What sets How Loathsome apart from most comics is the integrity and honesty of writer Tristan Crane and artist Ted Naifeh. The same characters could have easily become fetishized persons in other creator hands. Mind you, there’s anything wrong with that, but it isn’t unique by any stretch of the imagination unless you’re a pubescent adolescent who’s experiencing such things for the first time. Instead there was a long of birthing period for Catherine that started in 1994 when Naifeh caught a performance of Danielle Willis’ one woman act, “Back in the Flesh District”. From there it was a combination of observation experience, care, and determined desire crafted characters that are layered, smooth, jagged, and most of all compelling in their beliefs that they, like Wilde, Cocteau, the Stonewall rioters, and you and me are equally deserving of a place in the world.

How Loathsome is best summed up by Crane’s closing words:
“There is only finding joy where you can, with whom you can.”

“Learning to live for the smallest of moments which come to mean everything in the world.”

“We’re all the same brilliantly flawed creatures at times stumbling…”

“…but finding our way through the endless lonely night.”

Naifeh’s style is perfectly suited for the story: stark, refined, sometimes exaggerated line work with grey tones. The full page portrait of Catherine and Chloe is amazing. Thankfully, the art is in black and white. Color would have detracted from the story. These “beautiful monsters” in their magnificence have to be distanced from us in our technicolor world. The decision to use black and white is one of the first things taught to me in art school. To render an image in black and white is to concentrate on the form and substance of a subject. To use color is to concentrate on light and its physical and emotional effects.

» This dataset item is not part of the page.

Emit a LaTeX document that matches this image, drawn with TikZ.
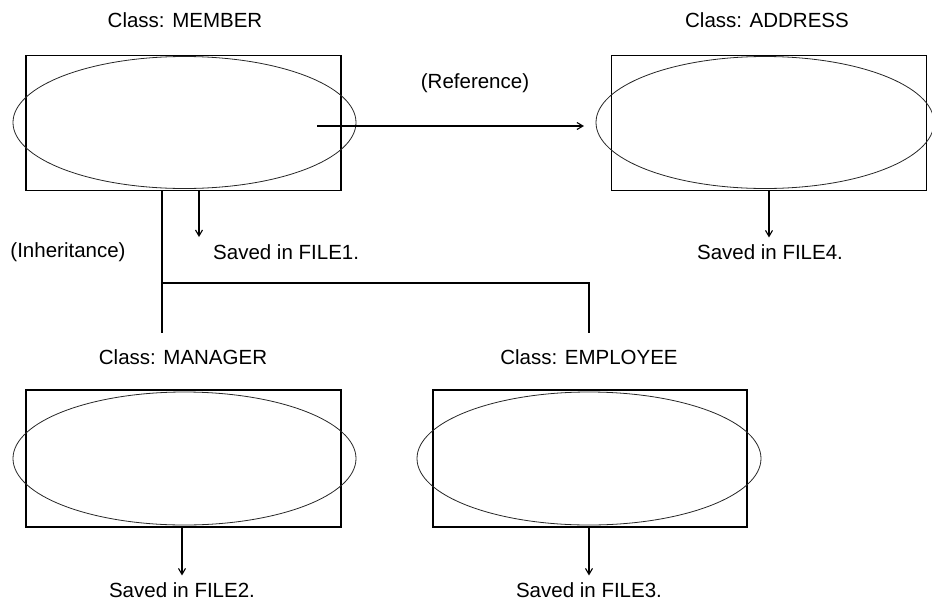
\documentclass[tikz,border=0pt]{standalone}
\usepackage{fontspec}
\setmainfont{Liberation Sans}
\usetikzlibrary{arrows.meta,positioning,shapes.geometric}

\tikzset{
  classbox/.style={draw, line width=1.1pt, minimum width=315pt, minimum height=135pt, inner sep=0pt},
  classoval/.style={draw=black!85, ellipse, line width=0.8pt, minimum width=343pt, minimum height=132pt, inner sep=0pt},
  lbl/.style={font=\fontsize{20.5}{24}\selectfont, inner sep=0pt},
  savedlbl/.style={lbl, outer sep=7pt},
  arr/.style={-{Straight Barb[length=6pt,width=7pt]}, line width=1.1pt},
  link/.style={line width=1.1pt}
}

\begin{document}
\begin{tikzpicture}[x=1pt,y=-1pt]
  \useasboundingbox (0,0) rectangle (932,603);

  % Class MEMBER
  \node[classbox] (member) at (183.5,123) {};
  \node[classoval] (memberoval) at (184.5,122.5) {};
  \node[lbl] (membertitle) at (185,20) {Class: MEMBER};

  % Class ADDRESS
  \node[classbox] (address) at (769,123) {};
  \node[classoval, minimum width=338pt] (addressoval) at (765,122.5) {};
  \node[lbl] (addresstitle) at (767,20) {Class: ADDRESS};

  % Class MANAGER
  \node[classbox, minimum height=137pt] (manager) at (183.5,458.5) {};
  \node[classoval, minimum height=133pt] (manageroval) at (184.5,458.5) {};
  \node[lbl] (managertitle) at (183,357) {Class: MANAGER};

  % Class EMPLOYEE
  \node[classbox, minimum width=314pt, minimum height=137pt] (employee) at (590,458.5) {};
  \node[classoval, minimum width=344pt, minimum height=133pt] (employeeoval) at (589,458.5) {};
  \node[lbl] (employeetitle) at (589,357) {Class: EMPLOYEE};

  % Reference
  \coordinate (refstart) at (317,126);
  \coordinate (refend) at (584,126);
  \draw[arr] (refstart) -- (refend);
  \node[lbl] (reflbl) at (475,83) {(Reference)};

  % Saved in files
  \node[lbl, anchor=west] (file1) at (213,252) {Saved in FILE1.};
  \coordinate (file1arr) at (199,237);
  \draw[arr] (member.south -| file1arr) -- (file1arr);

  \node[savedlbl] (file4) at (770,252) {Saved in FILE4.};
  \draw[arr] (address.south) -- (address.south |- file4.north);

  \node[savedlbl] (file2) at (182,590) {Saved in FILE2.};
  \draw[arr] (manager.south -| file2.north) -- (file2.north);

  \node[savedlbl] (file3) at (589,590) {Saved in FILE3.};
  \draw[arr] (employee.south -| file3.north) -- (file3.north);

  % Inheritance
  \coordinate (inhleft) at (162,333);
  \coordinate (inhright) at (589,333);
  \coordinate (inhjoin) at (162,283);
  \draw[link] (member.south -| inhleft) -- (inhleft);
  \draw[link] (inhjoin) -- (inhjoin -| inhright) -- (inhright);
  \node[lbl] (inhlbl) at (68,252) {(Inheritance)};
\end{tikzpicture}
\end{document}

A few words about the book itself. Its first incarnation seemed so complete that I couldn’t imagine it differently, but this is one comic that appreciably benefits from being collected. There is a psychological impact on the reader with the weight and feel of the hardcover lending substance to the lives of the characters. The book design wins points for style as well.

The comic’s original mid grey tone is replaced in the hard cover with a light sepia color that gives an added dimension to the art. Three wise exceptions to the color treatment are a flashback scene with Nick and two fables contained in the first two chapters. Many collections traditionally reproduce each issue’s cover. The obvious choice is passed over which is not to infer that the covers were inferior; they weren’t in the least. Instead, “double” portraits mark the chapters, one in black and white and on the reverse side of the page one in sepia, of Catherine, Alex, Nick, and Chloe. NBM also a little further with its choice of sewing the pages to the binding instead of using the cheaper perfect binding used in soft covers and sometimes in hard covers. It means the book will lie flat when opened, none of the art disappears in the inside margins, and the book itself will hold up well over time.

How Loathsome is out of print. Copies can be found on Amazon, Ebay, and possibly the publisher itself.